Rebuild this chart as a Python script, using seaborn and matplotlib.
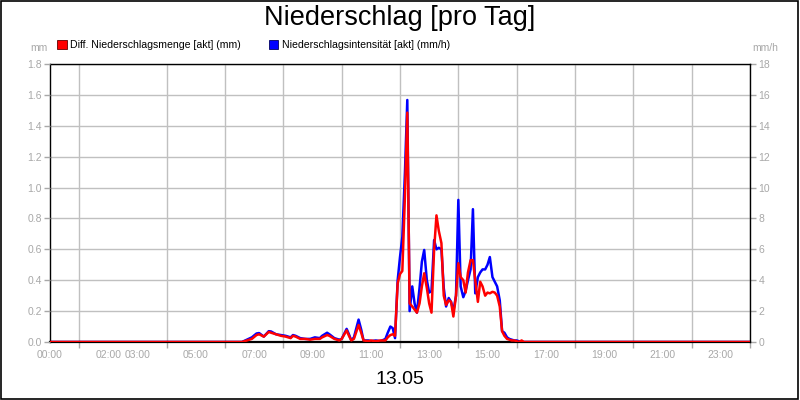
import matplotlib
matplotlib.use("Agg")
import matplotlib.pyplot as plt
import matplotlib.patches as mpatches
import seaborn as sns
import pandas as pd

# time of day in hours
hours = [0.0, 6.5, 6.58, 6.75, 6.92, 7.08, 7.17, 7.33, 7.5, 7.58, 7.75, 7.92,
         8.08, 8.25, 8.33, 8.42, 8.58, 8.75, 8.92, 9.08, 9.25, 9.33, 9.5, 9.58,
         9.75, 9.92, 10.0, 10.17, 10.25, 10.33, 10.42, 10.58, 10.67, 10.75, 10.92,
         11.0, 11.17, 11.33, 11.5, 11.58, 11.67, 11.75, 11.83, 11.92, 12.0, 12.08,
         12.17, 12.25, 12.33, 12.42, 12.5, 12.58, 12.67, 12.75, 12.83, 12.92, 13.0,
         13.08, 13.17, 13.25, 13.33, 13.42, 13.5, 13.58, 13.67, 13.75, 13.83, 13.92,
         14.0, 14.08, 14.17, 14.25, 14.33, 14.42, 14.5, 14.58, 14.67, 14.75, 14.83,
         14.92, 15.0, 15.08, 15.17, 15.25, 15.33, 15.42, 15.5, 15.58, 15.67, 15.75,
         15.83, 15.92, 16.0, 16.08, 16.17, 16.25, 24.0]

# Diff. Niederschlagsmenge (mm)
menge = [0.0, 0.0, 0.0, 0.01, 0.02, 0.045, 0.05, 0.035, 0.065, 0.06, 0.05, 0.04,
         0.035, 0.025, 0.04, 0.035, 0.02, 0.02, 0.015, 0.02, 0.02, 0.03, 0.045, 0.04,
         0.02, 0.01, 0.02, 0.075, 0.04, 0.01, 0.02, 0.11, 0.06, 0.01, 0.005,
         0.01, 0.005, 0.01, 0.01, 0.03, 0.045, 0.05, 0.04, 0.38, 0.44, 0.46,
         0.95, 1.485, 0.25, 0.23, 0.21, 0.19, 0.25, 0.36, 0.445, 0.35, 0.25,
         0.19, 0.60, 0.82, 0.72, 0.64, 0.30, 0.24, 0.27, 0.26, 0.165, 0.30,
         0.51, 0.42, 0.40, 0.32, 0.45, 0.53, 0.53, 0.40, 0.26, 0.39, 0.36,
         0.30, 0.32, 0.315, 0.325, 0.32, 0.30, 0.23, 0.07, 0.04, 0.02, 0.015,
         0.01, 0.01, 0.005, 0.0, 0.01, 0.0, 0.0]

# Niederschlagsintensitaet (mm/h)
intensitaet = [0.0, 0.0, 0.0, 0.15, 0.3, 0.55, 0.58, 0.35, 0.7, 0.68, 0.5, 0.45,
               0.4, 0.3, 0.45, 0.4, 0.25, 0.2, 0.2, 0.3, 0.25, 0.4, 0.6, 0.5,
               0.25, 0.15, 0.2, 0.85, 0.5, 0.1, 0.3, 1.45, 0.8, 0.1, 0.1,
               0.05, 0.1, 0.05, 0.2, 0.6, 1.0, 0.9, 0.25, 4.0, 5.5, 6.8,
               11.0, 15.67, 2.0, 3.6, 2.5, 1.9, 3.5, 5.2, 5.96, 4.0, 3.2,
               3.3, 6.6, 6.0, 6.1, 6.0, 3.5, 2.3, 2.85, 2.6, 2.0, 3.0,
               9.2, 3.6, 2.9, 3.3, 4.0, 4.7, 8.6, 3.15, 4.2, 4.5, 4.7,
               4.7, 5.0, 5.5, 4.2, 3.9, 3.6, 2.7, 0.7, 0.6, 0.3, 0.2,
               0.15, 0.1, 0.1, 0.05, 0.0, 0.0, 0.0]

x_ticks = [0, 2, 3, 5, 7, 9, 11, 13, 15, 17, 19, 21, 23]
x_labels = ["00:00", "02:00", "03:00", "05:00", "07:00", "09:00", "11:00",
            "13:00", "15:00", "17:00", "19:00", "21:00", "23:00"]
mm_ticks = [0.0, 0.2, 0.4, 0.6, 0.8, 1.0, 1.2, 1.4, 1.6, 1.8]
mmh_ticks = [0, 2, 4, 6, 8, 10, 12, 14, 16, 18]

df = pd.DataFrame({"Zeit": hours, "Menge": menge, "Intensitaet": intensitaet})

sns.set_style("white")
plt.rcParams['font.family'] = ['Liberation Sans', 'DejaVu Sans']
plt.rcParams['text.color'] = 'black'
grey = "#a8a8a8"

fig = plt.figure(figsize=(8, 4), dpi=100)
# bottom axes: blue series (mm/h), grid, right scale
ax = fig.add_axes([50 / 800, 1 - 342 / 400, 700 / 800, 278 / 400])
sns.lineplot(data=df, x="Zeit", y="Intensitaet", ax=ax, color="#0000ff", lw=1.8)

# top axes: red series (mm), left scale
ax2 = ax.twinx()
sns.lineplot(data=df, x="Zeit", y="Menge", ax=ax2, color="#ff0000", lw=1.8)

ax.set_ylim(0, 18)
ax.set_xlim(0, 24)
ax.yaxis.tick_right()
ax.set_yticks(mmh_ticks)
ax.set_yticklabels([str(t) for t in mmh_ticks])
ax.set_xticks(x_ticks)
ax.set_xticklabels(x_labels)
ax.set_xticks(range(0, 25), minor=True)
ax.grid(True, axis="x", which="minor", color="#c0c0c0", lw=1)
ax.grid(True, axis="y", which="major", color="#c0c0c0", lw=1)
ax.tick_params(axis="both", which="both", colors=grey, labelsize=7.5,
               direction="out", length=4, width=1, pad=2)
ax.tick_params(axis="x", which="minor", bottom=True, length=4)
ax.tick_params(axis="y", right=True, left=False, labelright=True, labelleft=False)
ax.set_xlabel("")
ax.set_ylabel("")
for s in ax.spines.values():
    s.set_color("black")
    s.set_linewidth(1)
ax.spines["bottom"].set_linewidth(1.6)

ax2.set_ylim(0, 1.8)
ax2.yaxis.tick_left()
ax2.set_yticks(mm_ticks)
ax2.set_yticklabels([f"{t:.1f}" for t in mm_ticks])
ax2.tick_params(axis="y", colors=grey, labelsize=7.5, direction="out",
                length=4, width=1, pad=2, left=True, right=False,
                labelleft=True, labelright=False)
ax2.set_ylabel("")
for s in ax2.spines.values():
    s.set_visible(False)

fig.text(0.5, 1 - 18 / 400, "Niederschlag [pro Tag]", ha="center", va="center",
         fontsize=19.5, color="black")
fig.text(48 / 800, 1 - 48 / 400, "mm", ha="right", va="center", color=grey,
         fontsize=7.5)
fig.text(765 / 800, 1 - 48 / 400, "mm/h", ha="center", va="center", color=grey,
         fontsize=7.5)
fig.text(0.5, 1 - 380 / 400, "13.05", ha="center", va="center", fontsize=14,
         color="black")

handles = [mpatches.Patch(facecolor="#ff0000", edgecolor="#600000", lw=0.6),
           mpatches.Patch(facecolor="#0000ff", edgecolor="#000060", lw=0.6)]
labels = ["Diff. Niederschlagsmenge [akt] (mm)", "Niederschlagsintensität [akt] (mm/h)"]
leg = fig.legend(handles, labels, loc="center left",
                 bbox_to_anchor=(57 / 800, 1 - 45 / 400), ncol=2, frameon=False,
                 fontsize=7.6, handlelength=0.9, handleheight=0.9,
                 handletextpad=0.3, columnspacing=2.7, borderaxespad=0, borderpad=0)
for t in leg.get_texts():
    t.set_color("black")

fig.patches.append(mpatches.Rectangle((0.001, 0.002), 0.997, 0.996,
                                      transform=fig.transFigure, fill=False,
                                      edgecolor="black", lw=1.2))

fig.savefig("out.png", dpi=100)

====================

* Job
Restate the material word for word from its first line through the line containing "15.83, 15.92, 16.0, 16.08, 16.17, 16.25, 24.0]", both included; the pictures do not belong in it.

* Answer to the exercise
Rebuild this chart as a Python script, using seaborn and matplotlib.
import matplotlib
matplotlib.use("Agg")
import matplotlib.pyplot as plt
import matplotlib.patches as mpatches
import seaborn as sns
import pandas as pd

# time of day in hours
hours = [0.0, 6.5, 6.58, 6.75, 6.92, 7.08, 7.17, 7.33, 7.5, 7.58, 7.75, 7.92,
         8.08, 8.25, 8.33, 8.42, 8.58, 8.75, 8.92, 9.08, 9.25, 9.33, 9.5, 9.58,
         9.75, 9.92, 10.0, 10.17, 10.25, 10.33, 10.42, 10.58, 10.67, 10.75, 10.92,
         11.0, 11.17, 11.33, 11.5, 11.58, 11.67, 11.75, 11.83, 11.92, 12.0, 12.08,
         12.17, 12.25, 12.33, 12.42, 12.5, 12.58, 12.67, 12.75, 12.83, 12.92, 13.0,
         13.08, 13.17, 13.25, 13.33, 13.42, 13.5, 13.58, 13.67, 13.75, 13.83, 13.92,
         14.0, 14.08, 14.17, 14.25, 14.33, 14.42, 14.5, 14.58, 14.67, 14.75, 14.83,
         14.92, 15.0, 15.08, 15.17, 15.25, 15.33, 15.42, 15.5, 15.58, 15.67, 15.75,
         15.83, 15.92, 16.0, 16.08, 16.17, 16.25, 24.0]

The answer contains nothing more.